When it comes to the UN’s sustainable development goals, Apple just thinks different.
The iPhone-manufacturing behemoth ranks among the worst of the world’s richest public companies in recognizing sustainable-development themes in its corporate annual reports, according to a new analysis of 100 top brands. Apple is joined at the bottom of the gilded heap by more than a dozen companies who also ignored sustainable development in their annual reports, including Disney, Walmart, and General Electric.

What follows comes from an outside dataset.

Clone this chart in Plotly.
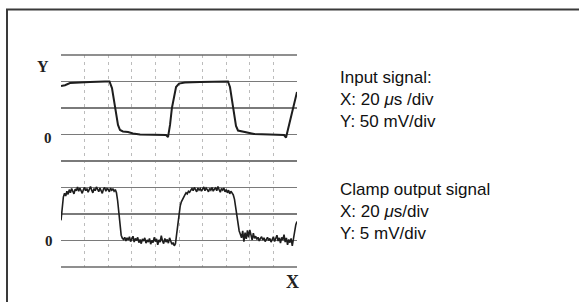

The SDG Commitment Report 100, to be released today (April 19) at UN headquarters in New York, is the first-ever analysis to use annual reports as the sole metric to assess corporate commitments to the UN’s 17 sustainable development goals. Analysts argue that the corporate annual report, a legally-required document, is a higher—and better—standard to judge a company’s commitment to sustainability than any voluntary corporate responsibility report.
The report included the 50 largest global companies with annual reports for the year 2016 available by March 31, 2017. The other 50 companies assessed were made up of largest companies by revenue on each continent (the Americas, Europe, Africa, and Asia-Pacific); the world’s largest family-owned companies; and a number of firms on Fortune’s Most Admired Companies list—as long as they too has 2016 annual reports available for review.
Analysts searched the annual reports for the presence of the 17 UN sustainable development goals, or SDGs, which are a set of moonshot targets that all 192 UN member states, including the US, have agreed to reach by 2030. They include ending poverty and hunger, reducing greenhouse gas emissions, and promoting gender equity.